Assim, enquanto não se impuser uma legislação para expropriar as terras e
empresas que utilizam o trabalho escravo, nenhuma lei por si só será cumprida,
pois a tradição demonstra que o capitalismo selvagem só se movimenta na medida
em que decisões, políticas e jurídicas, afetem seu patrimônio.
Ao que tudo indica,
no entanto, os governantes e o Poder Judiciário ainda fazem vista grossa e
acreditam ser possível alterar esta situação de calamidade com conversa fiada -
ou seja, somente através da criação de factóides, a cada descoberta de trabalho
escravo, que são esquecidos na semana seguinte, com novos fatos e escândalos de
toda ordem.
Correio da
Cidadania: Agora, ao final do ano, existe a perspectiva de fim do fator
previdenciário. O que pensa de seu eventual fim?
Jorge Luís
Martins: Na realidade, o fator previdenciário,
com a alteração da concepção da garantia por tempo de serviço para tempo de
contribuição, foi introduzido por FHC e mantido por Lula e Dilma
desavergonhadamente. Os sucessivos governos fizeram dos fundos da previdência
pública um “caixa comum”, possibilitando aos governos utilizarem o dinheiro das
previdências em qualquer área, através da DRU (Desvinculação das Receitas da
União).
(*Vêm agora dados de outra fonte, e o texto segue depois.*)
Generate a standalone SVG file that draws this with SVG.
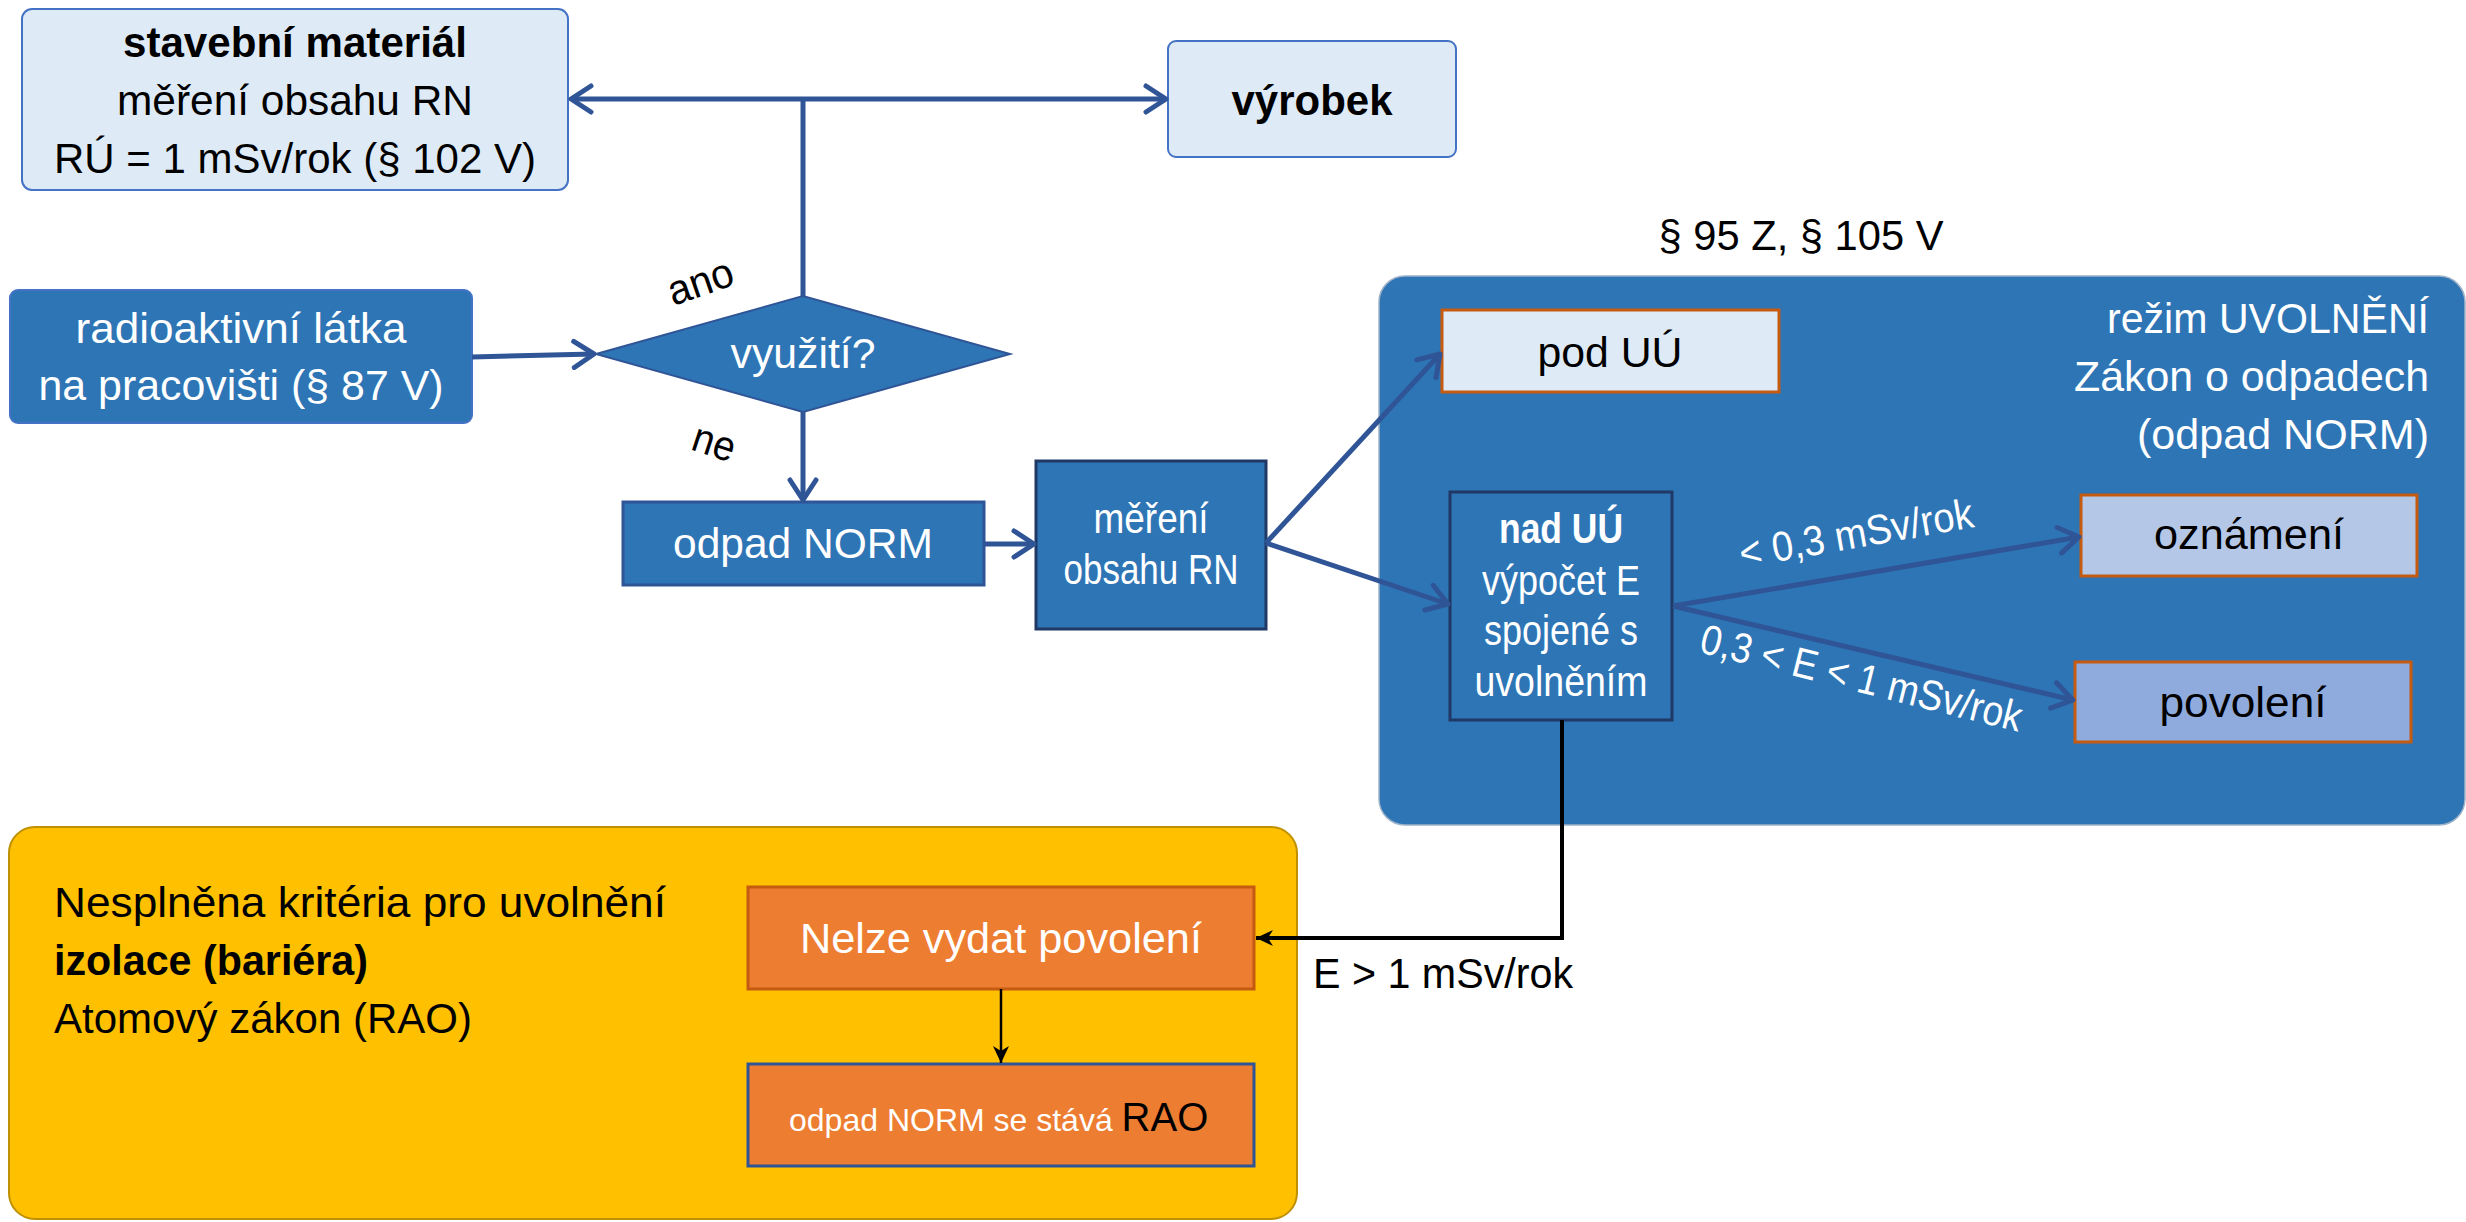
<svg xmlns="http://www.w3.org/2000/svg" width="2466" height="1222" viewBox="0 0 2466 1222">
<style>
text{font-family:"Liberation Sans",Arial,sans-serif;font-size:42px}
.c{text-anchor:middle}
.e{text-anchor:end}
.w{fill:#fff}
.k{fill:#000}
.b{font-weight:bold}
.lt{fill:#DEEBF7;stroke:#4472C4;stroke-width:2}
.bl{fill:#2E75B6}
.or{stroke:#C55A11;stroke-width:3}
.cn{fill:none;stroke:#2F5597;stroke-width:5}
.bk{fill:none;stroke:#000;stroke-width:4}
</style>
<defs>
<marker id="ah" viewBox="-26 -16 30 32" markerWidth="30" markerHeight="32" refX="0" refY="0" orient="auto" markerUnits="userSpaceOnUse">
<path d="M-20,-13 L0,0 L-20,13" fill="none" stroke="#2F5597" stroke-width="5" stroke-linecap="round" stroke-linejoin="round"/>
</marker>
<marker id="bh" viewBox="-20 -10 22 20" markerWidth="22" markerHeight="20" refX="0" refY="0" orient="auto" markerUnits="userSpaceOnUse">
<path d="M0,0 L-17,-8 L-12,0 L-17,8 Z" fill="#000"/>
</marker>
</defs>

<g id="rezim-uvolneni">
<rect x="1379" y="276" width="1086" height="549" rx="26" fill="#2E75B6" stroke="#9FB3C8" stroke-width="1.5"/>
<text class="w e" x="2429" y="333" textLength="322" lengthAdjust="spacingAndGlyphs">režim UVOLNĚNÍ</text>
<text class="w e" x="2429" y="391" textLength="355" lengthAdjust="spacingAndGlyphs">Zákon o odpadech</text>
<text class="w e" x="2429" y="449" textLength="292" lengthAdjust="spacingAndGlyphs">(odpad NORM)</text>
</g>
<text id="paragrafy" class="c k" x="1801" y="250" textLength="285" lengthAdjust="spacingAndGlyphs">§ 95 Z, § 105 V</text>

<g id="rao-oblast">
<rect x="9" y="827" width="1288" height="392" rx="26" fill="#FFC000" stroke="#BF9000" stroke-width="2"/>
<text class="k" x="54" y="917" font-size="43" textLength="612" lengthAdjust="spacingAndGlyphs">Nesplněna kritéria pro uvolnění</text>
<text class="k b" x="54" y="975" textLength="314" lengthAdjust="spacingAndGlyphs">izolace (bariéra)</text>
<text class="k" x="54" y="1033" textLength="418" lengthAdjust="spacingAndGlyphs">Atomový zákon (RAO)</text>
</g>

<g id="stavebni-material">
<rect class="lt" x="22" y="9" width="546" height="181" rx="10"/>
<text class="c k b" x="295" y="57" textLength="344" lengthAdjust="spacingAndGlyphs">stavební materiál</text>
<text class="c k" x="295" y="115" textLength="356" lengthAdjust="spacingAndGlyphs">měření obsahu RN</text>
<text class="c k" x="295" y="173" textLength="482" lengthAdjust="spacingAndGlyphs">RÚ = 1 mSv/rok (§ 102 V)</text>
</g>

<g id="vyrobek">
<rect class="lt" x="1168" y="41" width="288" height="116" rx="8"/>
<text class="c k b" x="1312" y="115" textLength="161" lengthAdjust="spacingAndGlyphs">výrobek</text>
</g>

<g id="radioaktivni-latka">
<rect class="bl" x="10" y="290" width="462" height="133" rx="8" stroke="#4472C4" stroke-width="2"/>
<text class="c w" x="241" y="343" font-size="43" textLength="331" lengthAdjust="spacingAndGlyphs">radioaktivní látka</text>
<text class="c w" x="241" y="400" font-size="43" textLength="405" lengthAdjust="spacingAndGlyphs">na pracovišti (§ 87 V)</text>
</g>

<g id="vyuziti">
<polygon points="596,354 803,296 1010,354 803,412" fill="#2E75B6" stroke="#2F5597" stroke-width="2"/>
<text class="c w" x="803" y="368" textLength="145" lengthAdjust="spacingAndGlyphs">využití?</text>
</g>

<g id="odpad-norm">
<rect class="bl" x="623" y="502" width="361" height="83" stroke="#2F5597" stroke-width="3"/>
<text class="c w" x="803" y="558" textLength="260" lengthAdjust="spacingAndGlyphs">odpad NORM</text>
</g>

<g id="mereni-obsahu">
<rect class="bl" x="1036" y="461" width="230" height="168" stroke="#1F3864" stroke-width="3"/>
<text class="c w" x="1151" y="533" font-size="35" textLength="115" lengthAdjust="spacingAndGlyphs">měření</text>
<text class="c w" x="1151" y="584" font-size="35" textLength="175" lengthAdjust="spacingAndGlyphs">obsahu RN</text>
</g>

<g id="pod-uu">
<rect class="or" x="1442" y="310" width="337" height="82" fill="#DEEBF7"/>
<text class="c k" x="1610" y="367" textLength="145" lengthAdjust="spacingAndGlyphs">pod UÚ</text>
</g>

<g id="nad-uu">
<rect class="bl" x="1450" y="492" width="222" height="228" stroke="#1F3864" stroke-width="3"/>
<text class="c w b" x="1561" y="543" font-size="36" textLength="124" lengthAdjust="spacingAndGlyphs">nad UÚ</text>
<text class="c w" x="1561" y="595" font-size="36" textLength="158" lengthAdjust="spacingAndGlyphs">výpočet E</text>
<text class="c w" x="1561" y="645" font-size="36" textLength="154" lengthAdjust="spacingAndGlyphs">spojené s</text>
<text class="c w" x="1561" y="696" font-size="36" textLength="173" lengthAdjust="spacingAndGlyphs">uvolněním</text>
</g>

<g id="oznameni">
<rect class="or" x="2081" y="495" width="336" height="81" fill="#B4C7E7"/>
<text class="c k" x="2249" y="549" textLength="190" lengthAdjust="spacingAndGlyphs">oznámení</text>
</g>

<g id="povoleni">
<rect class="or" x="2075" y="662" width="336" height="80" fill="#8FAADC"/>
<text class="c k" x="2243" y="717" textLength="167" lengthAdjust="spacingAndGlyphs">povolení</text>
</g>

<g id="nelze-vydat">
<rect class="or" x="748" y="887" width="506" height="102" fill="#ED7D31"/>
<text class="c w" x="1001" y="953" font-size="43" textLength="402" lengthAdjust="spacingAndGlyphs">Nelze vydat povolení</text>
</g>

<g id="rao">
<rect x="748" y="1064" width="506" height="102" fill="#ED7D31" stroke="#2F5597" stroke-width="3"/>
<text x="789" y="1131"><tspan class="w" font-size="32">odpad NORM se stává </tspan><tspan class="k" font-size="40">RAO</tspan></text>
</g>

<g id="connectors">
<path class="cn" d="M803,296 V99"/>
<path class="cn" d="M803,99 H571" marker-end="url(#ah)"/>
<path class="cn" d="M803,99 H1166" marker-end="url(#ah)"/>
<path class="cn" d="M472,357 L594,354" marker-end="url(#ah)"/>
<path class="cn" d="M803,412 V500" marker-end="url(#ah)"/>
<path class="cn" d="M984,544 L1034,544" marker-end="url(#ah)"/>
<path class="cn" d="M1266,543 L1440,354" marker-end="url(#ah)"/>
<path class="cn" d="M1266,543 L1448,604" marker-end="url(#ah)"/>
<path class="cn" d="M1673,606 L2079,537" marker-end="url(#ah)"/>
<path class="cn" d="M1673,606 L2073,700" marker-end="url(#ah)"/>
<path class="bk" d="M1562,720 V938 H1256" marker-end="url(#bh)"/>
<path fill="none" stroke="#000" stroke-width="2.5" d="M1001,989 V1063" marker-end="url(#bh)"/>
<text class="k" transform="translate(705,295) rotate(-19)" text-anchor="middle" font-size="40" textLength="67" lengthAdjust="spacingAndGlyphs">ano</text>
<text class="k" transform="translate(710,456) rotate(18)" text-anchor="middle" font-size="39" textLength="43" lengthAdjust="spacingAndGlyphs">ne</text>
<text class="w" transform="translate(1742,568) rotate(-10)" font-size="35" textLength="237" lengthAdjust="spacingAndGlyphs">&lt; 0,3 mSv/rok</text>
<text class="w" transform="translate(1698,652) rotate(14)" font-size="35" textLength="330" lengthAdjust="spacingAndGlyphs">0,3 &lt; E &lt; 1 mSv/rok</text>
<text class="k" x="1313" y="988" textLength="260" lengthAdjust="spacingAndGlyphs">E &gt; 1 mSv/rok</text>
</g>
</svg>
Com este mecanismo, a União vale-se de manobra anômala para minguar a
afetação dos recursos públicos e obter a livre alocação de receitas à
revelia dos preceitos constitucionais.
Correio da
Cidadania: Como analisa a atual situação e também atuação dos órgãos públicos
ligados à proteção do mundo do trabalho, começando pelo próprio Ministério do
Trabalho e Emprego?
Jorge Luís
Martins: O Ministério do Trabalho
e Emprego (MTE) tem uma estrutura arcaica, precária e tem pouquíssimo poder de
fazer cumprir qualquer norma, quer seja em relação às condições de trabalho,
quer seja em relação ao descumprimento dos direitos constitucionais. Ao longo
do tempo, tem virado um “cabidão de emprego” para alojar os partidos da base do
governo. Sem concurso público decente há anos, o MTE vive a situação de ver seu
quadro de funcionários envelhecer. Fazer alterações para fortalecer o órgão vai
na contramão dos objetivos do empresariado e do próprio governo de
desregulamentar o direito do trabalho no Brasil
Correio da
Cidadania: O que dizer do atual nível de auto-organização e atuação política do
mundo do trabalho? Quais as perspectivas que se colocam para o avanço da
consciência de classe e uma maior conexão das lutas entre os vários
trabalhadores?
Jorge Luís
Martins: Dificílimas, pois no
final dos anos 70 surgiu a CUT, com a proposta de lutar contra a estrutura
sindical no Brasil, mas, ao longo do tempo, a CUT se adaptou e hoje convive
tranquilamente com o sistema e os governos, desfrutando do dinheiro do imposto
sindical e de bilhões do Fundo de Amparo ao Trabalhador (FAT) para a realização
de “cursos profissionalizantes”.
Da mesma forma, a
CUT não mais questiona o poder normativo da Justiça do Trabalho, que a cada dia
amplia suas decisões de liminares e interditos proibitórios, com pesadas multas
contra as entidades sindicais. E ainda deixou de lutar pela liberdade de
organização sindical.
A ampla maioria
dos sindicatos hoje é de meros carimbadores, garantidos graças ao monopólio de
representação. Assim, estabeleceu-se ao longo dessas últimas duas décadas um
pacto de “paz dos cemitérios”. Embora os trabalhadores continuem a ter sua
situação econômica e suas condições de trabalho mais precarizadas, cada uma das
centrais “cuida de seu pedaço” e ninguém briga com ninguém.
Correio da
Cidadania: Faria alguma diferenciação entre as posturas de Dilma e Lula no que
se refere aos temas aqui tratados?
Jorge Luís
Martins: Lula prestou um grande
desserviço aos trabalhadores ao declarar que “dias em greve deveriam ser
descontados”, isso sem levar em conta a razão pela qual os trabalhadores estão
em greve. E ainda alimentou as bases da desregulamentação do mercado de
trabalho. Por outro lado, Dilma tem sido mais sofisticada: depois de defender a
substituição de trabalhadores federais em greve por outros servidores do
Estado, descontou os dias de greve, mas forçou acordos para devolução dos descontos,
com o retorno dos mesmos ao trabalho. Assim, cumpre os pressupostos do chefe e
aprimora no “bate e assopra”. Aos poucos, vai minando o direito de greve e
introduzindo novos mecanismos de pressão e chantagem contra a classe
trabalhadora.
Valéria Nader,
economista e jornalista, é editora do Correio da Cidadania; Gabriel Brito é
jornalista do Correio da Cidadania.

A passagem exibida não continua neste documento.